Bloomberg reported Friday that Wheatley also said lenders contributing to the setting of the benchmark rate will be subject to a code of conduct backed up by criminal penalties. The determinations came in a report prepared by Wheatley at the request of George Osborne, chancellor of the Exchequer, and released in London Friday.

"Governance of LIBOR has completely failed," Wheatley said in the report. "This problem has been exacerbated by a lack of regulation and a comprehensive mechanism to punish those who manipulate the system." He did not recommend scrapping the London interbank offered rate altogether, saying that since it is a factor in many existing contracts such a move would be too disruptive to borrowers.

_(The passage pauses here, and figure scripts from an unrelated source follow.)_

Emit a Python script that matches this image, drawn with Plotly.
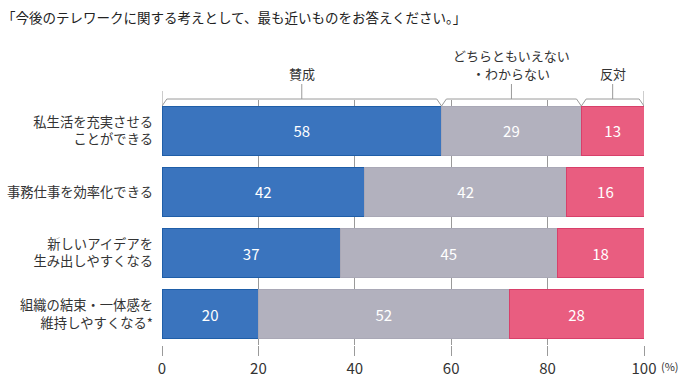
import plotly.graph_objects as go

categories = ["私生活を充実させる<br>ことができる", "事務仕事を効率化できる",
              "新しいアイデアを<br>生み出しやすくなる", "組織の結束・一体感を<br>維持しやすくなる*"]
series_names = ["賛成", "どちらともいえない・わからない", "反対"]
agree = [58, 42, 37, 20]
neutral = [29, 42, 45, 52]
disagree = [13, 16, 18, 28]
bracket_labels = [["賛成"], ["どちらともいえない", "・わからない"], ["反対"]]
x_ticks = [0, 20, 40, 60, 80, 100]
title_text = "「今後のテレワークに関する考えとして、最も近いものをお答えください。」"

colors = ["#3a74be", "#b2b1be", "#e95d80"]
line_colors = ["#1f5ea8", "#a9a8b6", "#d8406a"]
FONT = "Noto Sans CJK JP"

fig = go.Figure()
for name, vals, c, lc in zip(series_names, [agree, neutral, disagree], colors, line_colors):
    fig.add_trace(go.Bar(
        y=categories, x=vals, orientation="h", name=name,
        marker=dict(color=c, line=dict(color=lc, width=1)),
        text=[str(v) for v in vals], textposition="inside", insidetextanchor="middle",
        textfont=dict(color="white", size=15, family=FONT),
        hoverinfo="skip",
    ))

W, H = 690, 388
top, bottom = 100, 345
ph = bottom - top


def py(p):
    return (bottom - p) / ph


bar_top = py(106)
br_y = py(99)
stem_top = py(84)
edge_top = py(91)

# bracket computed from first-row cumulative values
cum = [0]
for v in [agree[0], neutral[0], disagree[0]]:
    cum.append(cum[-1] + v)
d = 1.0
path = f"M {cum[0]},{bar_top} L {cum[0]+d},{br_y}"
for b in cum[1:-1]:
    path += f" L {b-d},{br_y} L {b},{bar_top} L {b+d},{br_y}"
path += f" L {cum[-1]-d},{br_y} L {cum[-1]},{bar_top}"
gc = "#9a9a9a"
shapes = [dict(type="path", path=path, xref="x", yref="paper", line=dict(color=gc, width=1))]
for xe in [cum[0], cum[-1]]:
    shapes.append(dict(type="line", xref="x", yref="paper", x0=xe, x1=xe, y0=bar_top, y1=edge_top,
                       line=dict(color=gc, width=1)))
annotations = []
for i, lines in enumerate(bracket_labels):
    mid = (cum[i] + cum[i + 1]) / 2
    shapes.append(dict(type="line", xref="x", yref="paper", x0=mid, x1=mid, y0=br_y, y1=stem_top,
                       line=dict(color=gc, width=1)))
    n = len(lines)
    for j, lab in enumerate(lines):
        ypix = 73 - (n - 1 - j) * 18
        annotations.append(dict(x=mid, y=py(ypix), xref="x", yref="paper", text=lab, showarrow=False,
                                yanchor="middle", xanchor="center",
                                font=dict(size=13, color="#333", family=FONT)))

annotations.append(dict(x=100, y=py(366), xref="x", yref="paper", text="(%)", showarrow=False,
                        xanchor="left", yanchor="middle", xshift=15,
                        font=dict(size=11, color="#333", family=FONT)))

fig.update_layout(
    width=W, height=H,
    margin=dict(l=162, r=W - 644, t=top, b=H - bottom, autoexpand=False),
    barmode="stack", bargap=0.2, showlegend=False,
    plot_bgcolor="white", paper_bgcolor="white",
    title=dict(text=title_text, x=2 / W, xanchor="left", xref="container",
               y=1 - 18 / H, yanchor="middle", yref="container",
               font=dict(size=13.5, color="#222", family=FONT)),
    xaxis=dict(range=[0, 100], tickvals=x_ticks, ticktext=[str(t) for t in x_ticks],
               showgrid=True, gridcolor=gc, gridwidth=1, zeroline=False, automargin=False,
               ticks="outside", ticklen=10, tickcolor=gc, showline=False,
               tickfont=dict(size=15, color="#333", family=FONT)),
    yaxis=dict(autorange="reversed", showgrid=False, ticks="", ticklabelstandoff=8, automargin=False,
               tickfont=dict(size=13.3, color="#333", family=FONT)),
    shapes=shapes, annotations=annotations,
    font=dict(family=FONT),
)

fig.write_html("out.html", config={"displayModeBar": False},
               post_script="document.body.style.margin='0';document.body.style.padding='0';")
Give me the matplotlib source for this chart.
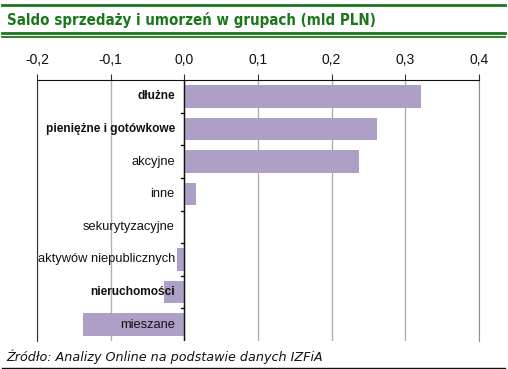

Wheatley, who will become the chief executive officer of the new Financial Conduct Authority next year when the FSA will be divided into two separate agencies, also recommended that the FSA be given greater powers to vet bankers who contribute to setting the rate.

Each day, banks estimate their cost of borrowing from one another for different spans of time and in different currencies, and provide those estimates to the BBA to determine LIBOR. The top and bottom quartiles of submitted estimates are discarded and the remaining estimates are averaged to determine the rate for each currency. The rates are published before noon in London each day.

Wheatley said that the FSA will encourage more banks to submit quotes as part of its recasting of LIBOR, and he added that its new authority would allow it to compel uncooperative banks to provide quotes. He also recommended that the number of LIBOR reference rates should be slashed from 150 to 20 within the next 12 months, by eliminating currencies and maturities that see only very limited trading.

LIBOR for the dollars of Australia, New Zealand and Canada should be eliminated, he said, as it also should be for Danish and Swedish kronors. Rates for 4, 5, 7, 8, 10 and 11 months should be discarded, and he also recommended cutting one-week, two-week, two-month and nine-month tenors.

LIBOR submissions should be backed by trade data, he added, and said in the report, "Transactions will need to be recorded and there needs to be a requirement for regular external audit of submitting firms."

Simon Maughan, a banking analyst at Olivetree Securities in London, was quoted saying of Wheatley's suggestions, "Repealing LIBOR was just not an option. He's done the right thing here." Maughan added, "Improve it, make it based on real transaction costs, get rid of some of the currencies, that seems like a sensible approach."